ATLANTA — Just when you think the Phillies exhausted all possible ways of coughing up a lead, you look up and see the center fielder chasing after a throw from the catcher that got by not one, not two, but three defenders and rolled nearly to the warning track.
The Bad News Phils?
It sure seems like it.
The news definitely wasn’t good Wednesday night. It wasn’t only that the Phillies fell yet again to the Ronald Acuña Jr.-less Atlanta Braves, 8-4, for their seventh loss in 10 games. It’s the way they lost — nay, the way they’ve been losing through these last five weeks — that’s troublesome.
“The mood is not good, obviously,” said J.T. Realmuto, the catcher who made the aforementioned throw. “We feel like we’re a lot better team than the way we’re playing right now, and that’s up to us in this clubhouse to go out there and play better.
“It’s pretty somber right now in this clubhouse after this loss and that’s how it should be. Because we expect to win. We just have to play better if we want to get to where we want to go.”
With the sting (and stink) of a ninth-inning meltdown still fresh from the night before, the Phillies rallied to tie it, 4-4, and chase Braves starter Charlie Morton in the fifth. But a few minutes later, the go-ahead run scored on — get this — a wild pitch and a two-base error that could have been shared by four players.
For the record, the miscue was charged to center fielder Odúbel Herrera, counterbalancing his earlier homer and RBI single. But the busted play began when Realmuto jumped out from behind the plate to block a wild pitch from lefty José Alvarado and tried to throw out Dansby Swanson at second base.
The ball sailed over Jean Segura’s glove, then whizzed past the mitt of shortstop Bryson Stott, who was a tick late in coming over to back up the play. With Swanson frozen at second, the ball rolled under Herrera’s glove and kept going.
So did Swanson, who was able to coast around third base and across home plate to give the Braves a 5-4 lead.
“It looked like Segy was trying to be quick with the tag,” manager Joe Girardi said. “They work on that all the time. And it looked like Odúbel just peeked up.”
Said Realmuto: “I don’t know what happened, honestly. It all happened pretty fast. I thought the play was over, honestly. I thought we were just going to get it back in, and I saw [Swanson] start running to third.”
It wasn’t the only reason the Phillies lost. Ranger Suárez had no command and lasted only 4⅓ innings. The Phillies went 2-for-9 with runners in scoring position. Cleanup-hitting Nick Castellanos went 0-for-4 to extend his slump to 8-for-59.
But two days after Phillies president of baseball operations Dave Dombrowski remarked that “our defense hasn’t cost us,” a key miscue was their undoing.

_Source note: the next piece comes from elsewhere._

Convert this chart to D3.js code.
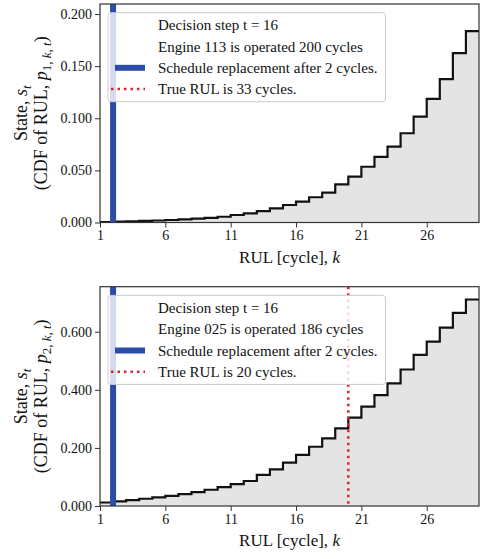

In the nightmarish ninth inning Tuesday night, it was center fielder Roman Quinn who didn’t take charge on Acuña’s fly ball that fell between him and Castellanos. In the second inning Wednesday night, Castellanos missed the cutoff man on a throw from right field, helping the Braves score a run.
“Little things add up to big results,” Girardi said. “Missing the cutoff man probably led to an extra run for them. It makes a big difference.”
But the inability of three players to corral Realmuto’s throw was the biggest play in the game.
“I’ve never seen that play before — in the big leagues,” Realmuto said. “It’s hard to understand why those plays are happening to us right now. But we’ve got to right the ship and get things to start going in our direction.”
Like fellow starter Kyle Gibson one night earlier, Suárez was hurt by two-strike hits, particularly in a four-run second inning.
Suárez tried to pitch inside with an 0-2 sinker to William Contreras, who skied a solo homer over the outstretched glove of leaping left fielder Kyle Schwarber. Two batters later, Orlando Arcia doubled to left field on a hanging 2-2 curveball.
And two batters after that, Ozzie Albies served a full-count fastball to right field for a two-run single that gave the Braves a 4-1 lead.
The two-strike trouble continued in the sixth inning when Swanson hit a solo homer to right field on reliever Andrew Bellatti’s 2-2 fastball for a 7-4 Braves advantage.
Harper stays hot
Bryce Harper had three hits in his first three plate appearances, a continuation of a torrid stretch that began with an RBI double, RBI single, and go-ahead two-run homer in his last three times at bat Tuesday night.
The Braves finally retired Harper on a sixth-inning groundout.
But Harper, who finished with four hits, also got overaggressive on the bases and was thrown out trying to stretch a single to right field in the first inning, another costly mistake for the Phillies.
“There’s no guarantee that we score,” Girardi said, “but, obviously, first and third with one out is better than [runner on] third with two outs.”
The Braves scratched Acuña from their original lineup because of tightness in his right quadriceps.
It’s unclear whether Acuña will be able to play in the series finale Thursday. The star right fielder awoke feeling sore, and with the field soaked by late-afternoon rain, the Braves didn’t want to risk additional injury.